* [SUPPLIED INFORMATION]
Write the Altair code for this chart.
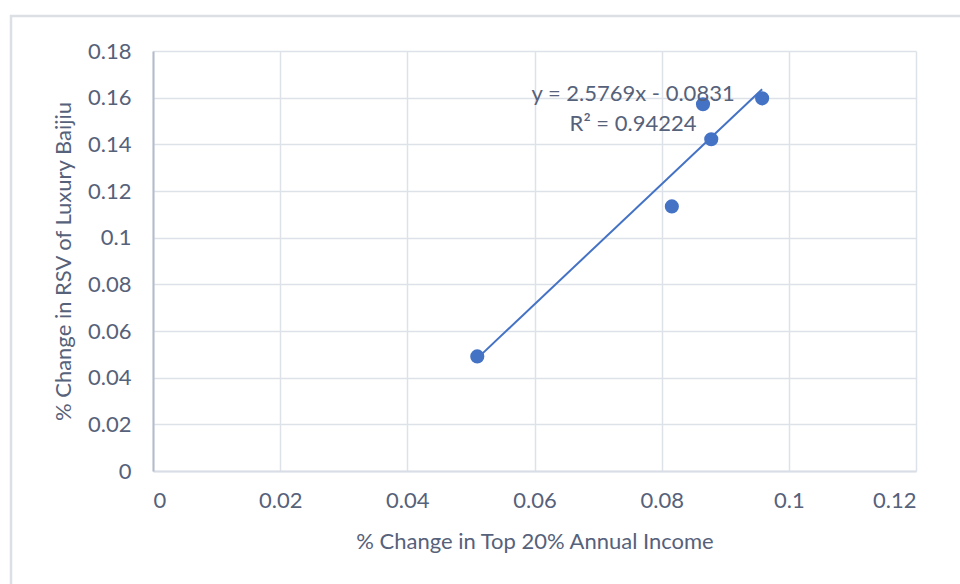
import altair as alt
import pandas as pd

income_change = [0.0510, 0.0816, 0.0865, 0.0878, 0.0958]
rsv_change = [0.0491, 0.1134, 0.1572, 0.1422, 0.1597]

eq_text = ["y = 2.5769x - 0.0831", "R² = 0.94224"]
eq_x = [0.0755, 0.0755]
eq_y = [0.1614, 0.1486]

x_ticks = [0, 0.02, 0.04, 0.06, 0.08, 0.1, 0.12]
y_ticks = [0, 0.02, 0.04, 0.06, 0.08, 0.1, 0.12, 0.14, 0.16, 0.18]

df = pd.DataFrame({"x": income_change, "y": rsv_change})
ann = pd.DataFrame({"x": eq_x, "y": eq_y, "t": eq_text})
frame = pd.DataFrame({"k": [0]})

FONT = "Lato"
TXT = "#56617a"
BLUE = "#4472C4"
FS = 22

xs = alt.Scale(domain=[0, 0.12], nice=False, zero=True)
ys = alt.Scale(domain=[0, 0.18], nice=False, zero=True)

xaxis = alt.Axis(values=x_ticks, title="% Change in Top 20% Annual Income",
                 labelExpr="format(datum.value, '~g')",
                 grid=True, ticks=False, labelPadding=19, titlePadding=20,
                 domainColor="#d9dde6", domainWidth=2)
yaxis = alt.Axis(values=y_ticks, title="% Change in RSV of Luxury Baijiu",
                 labelExpr="format(datum.value, '~g')",
                 grid=True, ticks=False, labelPadding=22, titlePadding=12,
                 domainColor="#b3bccb", domainWidth=2)

border = alt.Chart(frame).mark_rect(fill=None, fillOpacity=0, stroke="#dcdfe4", strokeWidth=2.5, clip=False).encode(
    x=alt.value(-142), x2=alt.value(820), y=alt.value(-35), y2=alt.value(560)
)

points = alt.Chart(df).mark_point(filled=True, size=200, color=BLUE, opacity=1).encode(
    x=alt.X("x:Q", scale=xs, axis=xaxis),
    y=alt.Y("y:Q", scale=ys, axis=yaxis),
)

trend = alt.Chart(df).transform_regression("x", "y", method="linear").mark_line(
    color=BLUE, strokeWidth=2
).encode(x=alt.X("x:Q", scale=xs), y=alt.Y("y:Q", scale=ys))

label = alt.Chart(ann).mark_text(font=FONT, fontSize=FS, color=TXT, align="center", baseline="middle").encode(
    x=alt.X("x:Q", scale=xs), y=alt.Y("y:Q", scale=ys), text="t:N"
)

chart = alt.layer(border, trend, points, label).properties(
    width=763, height=420,
    autosize=alt.AutoSizeParams(type="none"),
    padding={"left": 153, "top": 51, "right": 44, "bottom": 113},
    background="white",
).configure_view(stroke=None).configure_axis(
    labelFont=FONT, titleFont=FONT, labelFontSize=FS, titleFontSize=FS,
    labelColor=TXT, titleColor=TXT, titleFontWeight="normal",
    gridColor="#dde1e8", gridWidth=1.5,
)

chart.save("out.html", embed_options={"renderer": "svg", "actions": False})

* [DIRECTIONS]
Return only the lines from the start of the data through the line that contains "0.14, 0.16, 0.18]", please, copying them exactly and omitting all pictures.

* [WRITTEN ANSWER]
Write the Altair code for this chart.
import altair as alt
import pandas as pd

income_change = [0.0510, 0.0816, 0.0865, 0.0878, 0.0958]
rsv_change = [0.0491, 0.1134, 0.1572, 0.1422, 0.1597]

eq_text = ["y = 2.5769x - 0.0831", "R² = 0.94224"]
eq_x = [0.0755, 0.0755]
eq_y = [0.1614, 0.1486]

x_ticks = [0, 0.02, 0.04, 0.06, 0.08, 0.1, 0.12]
y_ticks = [0, 0.02, 0.04, 0.06, 0.08, 0.1, 0.12, 0.14, 0.16, 0.18]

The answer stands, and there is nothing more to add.